#### Directive
Set down, exactly as written, the lines from the top of the data to the line that holds "Chart.register(...registerables);", and omit the pictures.

#### Material provided

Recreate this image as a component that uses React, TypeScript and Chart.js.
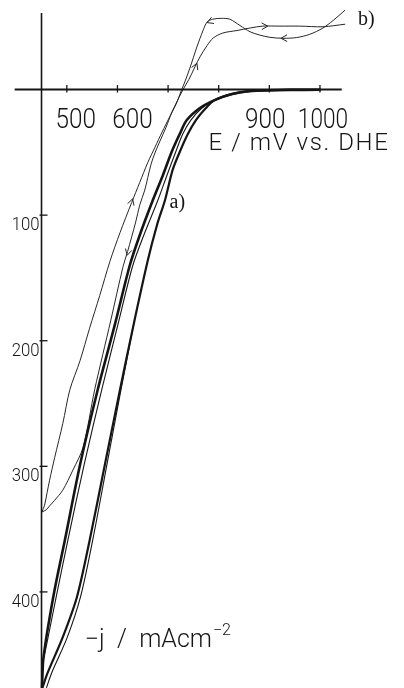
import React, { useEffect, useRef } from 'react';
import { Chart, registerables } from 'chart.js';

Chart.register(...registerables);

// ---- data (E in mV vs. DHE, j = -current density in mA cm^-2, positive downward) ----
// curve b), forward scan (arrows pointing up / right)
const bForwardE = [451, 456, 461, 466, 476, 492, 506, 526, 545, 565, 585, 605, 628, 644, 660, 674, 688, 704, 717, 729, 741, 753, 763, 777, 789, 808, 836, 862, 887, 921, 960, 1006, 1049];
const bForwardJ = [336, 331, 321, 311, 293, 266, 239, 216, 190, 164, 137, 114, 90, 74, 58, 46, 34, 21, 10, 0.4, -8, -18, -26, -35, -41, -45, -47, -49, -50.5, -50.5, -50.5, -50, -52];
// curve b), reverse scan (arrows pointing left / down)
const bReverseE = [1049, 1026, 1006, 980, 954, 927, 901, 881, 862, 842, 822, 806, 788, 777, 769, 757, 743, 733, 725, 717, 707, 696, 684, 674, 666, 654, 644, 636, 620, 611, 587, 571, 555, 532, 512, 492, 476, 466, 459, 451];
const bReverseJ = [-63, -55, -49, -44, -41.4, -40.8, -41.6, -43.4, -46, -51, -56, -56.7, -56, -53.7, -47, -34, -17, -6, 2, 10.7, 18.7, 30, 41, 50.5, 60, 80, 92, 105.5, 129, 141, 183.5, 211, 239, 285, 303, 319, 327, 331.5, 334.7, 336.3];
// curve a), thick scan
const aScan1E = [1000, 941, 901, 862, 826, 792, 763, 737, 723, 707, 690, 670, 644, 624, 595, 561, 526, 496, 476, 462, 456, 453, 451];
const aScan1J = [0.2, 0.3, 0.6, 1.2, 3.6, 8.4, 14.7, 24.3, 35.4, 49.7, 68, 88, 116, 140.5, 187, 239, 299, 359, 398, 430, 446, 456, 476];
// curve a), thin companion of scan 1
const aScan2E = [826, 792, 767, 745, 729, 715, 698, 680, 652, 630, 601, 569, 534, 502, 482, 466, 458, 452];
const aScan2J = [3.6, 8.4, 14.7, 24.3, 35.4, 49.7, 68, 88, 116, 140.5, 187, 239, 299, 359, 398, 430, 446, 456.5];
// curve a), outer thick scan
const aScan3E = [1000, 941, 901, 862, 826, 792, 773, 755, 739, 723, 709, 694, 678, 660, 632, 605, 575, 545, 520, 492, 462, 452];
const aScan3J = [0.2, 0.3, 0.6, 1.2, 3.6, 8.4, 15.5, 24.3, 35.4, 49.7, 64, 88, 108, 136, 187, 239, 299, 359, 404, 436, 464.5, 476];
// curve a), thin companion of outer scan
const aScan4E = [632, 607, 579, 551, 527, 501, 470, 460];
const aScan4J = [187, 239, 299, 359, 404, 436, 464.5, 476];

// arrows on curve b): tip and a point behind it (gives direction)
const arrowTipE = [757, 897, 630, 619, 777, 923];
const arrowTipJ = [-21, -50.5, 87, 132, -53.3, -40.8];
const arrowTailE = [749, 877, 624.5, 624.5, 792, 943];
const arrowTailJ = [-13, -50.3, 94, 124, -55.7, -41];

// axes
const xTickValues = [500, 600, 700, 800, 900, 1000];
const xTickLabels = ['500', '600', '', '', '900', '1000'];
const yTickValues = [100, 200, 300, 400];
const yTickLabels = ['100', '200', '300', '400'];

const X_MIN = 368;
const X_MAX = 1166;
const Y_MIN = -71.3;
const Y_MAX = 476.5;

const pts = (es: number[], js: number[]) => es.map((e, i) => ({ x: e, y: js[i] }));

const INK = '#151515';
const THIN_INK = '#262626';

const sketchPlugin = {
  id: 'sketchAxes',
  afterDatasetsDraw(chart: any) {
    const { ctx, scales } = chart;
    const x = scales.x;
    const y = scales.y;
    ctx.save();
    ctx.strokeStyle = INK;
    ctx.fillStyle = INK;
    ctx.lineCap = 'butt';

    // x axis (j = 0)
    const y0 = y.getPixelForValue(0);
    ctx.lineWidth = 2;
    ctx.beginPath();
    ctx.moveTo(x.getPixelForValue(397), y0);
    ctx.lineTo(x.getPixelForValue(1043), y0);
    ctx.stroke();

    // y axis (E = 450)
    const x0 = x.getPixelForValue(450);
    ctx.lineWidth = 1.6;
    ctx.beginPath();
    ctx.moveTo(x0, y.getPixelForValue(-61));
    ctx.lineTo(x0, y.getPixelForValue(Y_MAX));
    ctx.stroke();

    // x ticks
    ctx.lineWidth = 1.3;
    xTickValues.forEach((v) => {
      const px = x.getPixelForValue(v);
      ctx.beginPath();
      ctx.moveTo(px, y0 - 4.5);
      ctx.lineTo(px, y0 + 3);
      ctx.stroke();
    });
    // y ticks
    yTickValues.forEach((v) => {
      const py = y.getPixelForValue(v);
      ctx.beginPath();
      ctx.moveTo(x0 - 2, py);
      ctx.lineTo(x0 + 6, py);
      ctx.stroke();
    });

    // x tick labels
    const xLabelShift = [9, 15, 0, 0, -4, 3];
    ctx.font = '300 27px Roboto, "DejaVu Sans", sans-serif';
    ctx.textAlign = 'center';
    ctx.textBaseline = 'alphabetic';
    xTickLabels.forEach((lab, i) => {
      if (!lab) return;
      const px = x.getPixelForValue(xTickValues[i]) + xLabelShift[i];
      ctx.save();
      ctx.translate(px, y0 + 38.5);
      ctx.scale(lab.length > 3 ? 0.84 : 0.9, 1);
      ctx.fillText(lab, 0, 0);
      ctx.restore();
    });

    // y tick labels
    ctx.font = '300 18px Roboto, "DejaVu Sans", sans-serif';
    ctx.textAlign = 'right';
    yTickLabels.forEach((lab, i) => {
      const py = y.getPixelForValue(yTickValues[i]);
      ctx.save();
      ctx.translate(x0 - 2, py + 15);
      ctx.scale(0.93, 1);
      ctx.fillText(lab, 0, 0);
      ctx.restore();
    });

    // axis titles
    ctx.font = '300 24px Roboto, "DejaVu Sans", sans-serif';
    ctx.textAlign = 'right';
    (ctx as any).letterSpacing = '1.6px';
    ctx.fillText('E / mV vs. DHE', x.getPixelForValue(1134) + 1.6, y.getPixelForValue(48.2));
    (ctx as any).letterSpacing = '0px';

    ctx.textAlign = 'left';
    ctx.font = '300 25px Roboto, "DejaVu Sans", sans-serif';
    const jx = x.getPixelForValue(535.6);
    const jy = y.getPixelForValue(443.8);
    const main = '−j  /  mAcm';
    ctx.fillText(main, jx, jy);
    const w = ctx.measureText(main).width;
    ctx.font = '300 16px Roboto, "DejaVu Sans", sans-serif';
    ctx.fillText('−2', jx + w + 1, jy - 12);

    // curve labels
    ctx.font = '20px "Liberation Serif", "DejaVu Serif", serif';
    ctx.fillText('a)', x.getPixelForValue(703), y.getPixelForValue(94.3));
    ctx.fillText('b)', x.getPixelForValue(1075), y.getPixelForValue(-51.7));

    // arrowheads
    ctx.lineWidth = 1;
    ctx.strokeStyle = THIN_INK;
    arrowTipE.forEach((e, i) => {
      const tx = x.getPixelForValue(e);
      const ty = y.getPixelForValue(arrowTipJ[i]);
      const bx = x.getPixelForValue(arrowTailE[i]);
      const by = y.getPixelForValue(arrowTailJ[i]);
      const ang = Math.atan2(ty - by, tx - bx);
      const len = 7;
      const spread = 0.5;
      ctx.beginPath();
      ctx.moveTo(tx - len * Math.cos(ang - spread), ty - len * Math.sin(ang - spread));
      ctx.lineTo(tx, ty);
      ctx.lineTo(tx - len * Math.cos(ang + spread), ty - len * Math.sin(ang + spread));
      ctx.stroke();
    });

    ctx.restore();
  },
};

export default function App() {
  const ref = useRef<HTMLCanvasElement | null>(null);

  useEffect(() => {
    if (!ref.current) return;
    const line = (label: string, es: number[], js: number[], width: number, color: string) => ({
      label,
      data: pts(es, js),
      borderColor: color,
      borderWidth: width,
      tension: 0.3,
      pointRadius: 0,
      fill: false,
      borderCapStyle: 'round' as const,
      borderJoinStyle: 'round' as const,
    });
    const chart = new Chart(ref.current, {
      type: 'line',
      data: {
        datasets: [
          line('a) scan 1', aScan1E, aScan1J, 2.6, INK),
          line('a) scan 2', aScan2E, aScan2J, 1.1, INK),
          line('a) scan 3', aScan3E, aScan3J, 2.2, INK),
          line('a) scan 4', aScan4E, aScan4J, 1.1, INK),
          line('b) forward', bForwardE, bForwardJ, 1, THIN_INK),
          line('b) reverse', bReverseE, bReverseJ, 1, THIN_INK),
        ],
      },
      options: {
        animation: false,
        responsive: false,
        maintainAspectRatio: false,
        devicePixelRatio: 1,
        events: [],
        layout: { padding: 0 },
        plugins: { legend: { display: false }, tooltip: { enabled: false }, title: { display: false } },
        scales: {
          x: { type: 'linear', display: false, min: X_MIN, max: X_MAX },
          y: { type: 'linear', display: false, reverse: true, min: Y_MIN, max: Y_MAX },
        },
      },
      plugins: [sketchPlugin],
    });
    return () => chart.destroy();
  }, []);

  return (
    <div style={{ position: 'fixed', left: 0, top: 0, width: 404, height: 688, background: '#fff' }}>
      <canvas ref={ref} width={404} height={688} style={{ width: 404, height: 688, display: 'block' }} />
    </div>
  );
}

#### Written solution
Recreate this image as a component that uses React, TypeScript and Chart.js.
import React, { useEffect, useRef } from 'react';
import { Chart, registerables } from 'chart.js';

Chart.register(...registerables);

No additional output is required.